Leti was granted in an 18-month license from Arcep, France’s telecommunications regulatory agency, in January this year, to run a field trial with multiservice transmission at 3.5 GHz TDD band, and is continuing to deploy its patented multicarrier technology on broadband wireless channels.
In the Orkney Islands field trial, Leti demonstrated the flexibility of the technology in terms of spectral efficiency in the 700MHz TVWS band for rural broadband and maritime broadband radio scenarios. The measurements were supported under the framework of the H2020 EU-funded GateOne project.
Leti’s post-OFDM multicarrier waveform is designed to achieve good frequency localisation and support simultaneous single-carrier and multicarrier modulations, along with classical multi-antenna systems, including MIMO solutions.
The duration of the elementary communication slot is configurable and can be adapted to the targeted latency and channel conditions. In addition, classical multi-user (MU) access can be used on top of it, and even combined with MIMO, leading to MU-MIMO technologies in fragmented spectrum scenarios.
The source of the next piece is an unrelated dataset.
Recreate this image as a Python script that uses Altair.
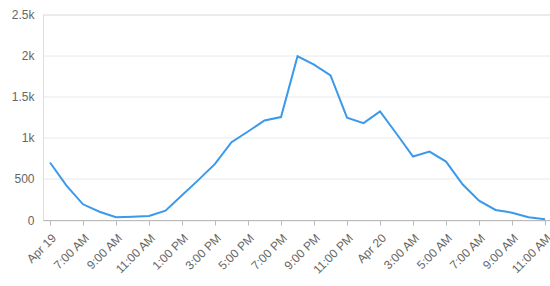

The Orkney Islands deployment assessed performance of a broadband transmission in a 16MHz fragmented spectrum channel, while fitting with ETSI EN 301 598 TVWS regulation. The measurements performed at the beginning of November strongly validated the trial’s concepts in a real-life situation and rural broadband content delivery was demonstrated up to 20km, using non-contiguous channels.
Leti’s over-the-air portable test platform based on field-programmable gate arrays (FPGA), ARM processors and agile RF front-end was used to demonstrate a broadband transmission. The same set of equipment is also part of the 5G Leti testbed under evaluation in the future 5G 3.5GHz band.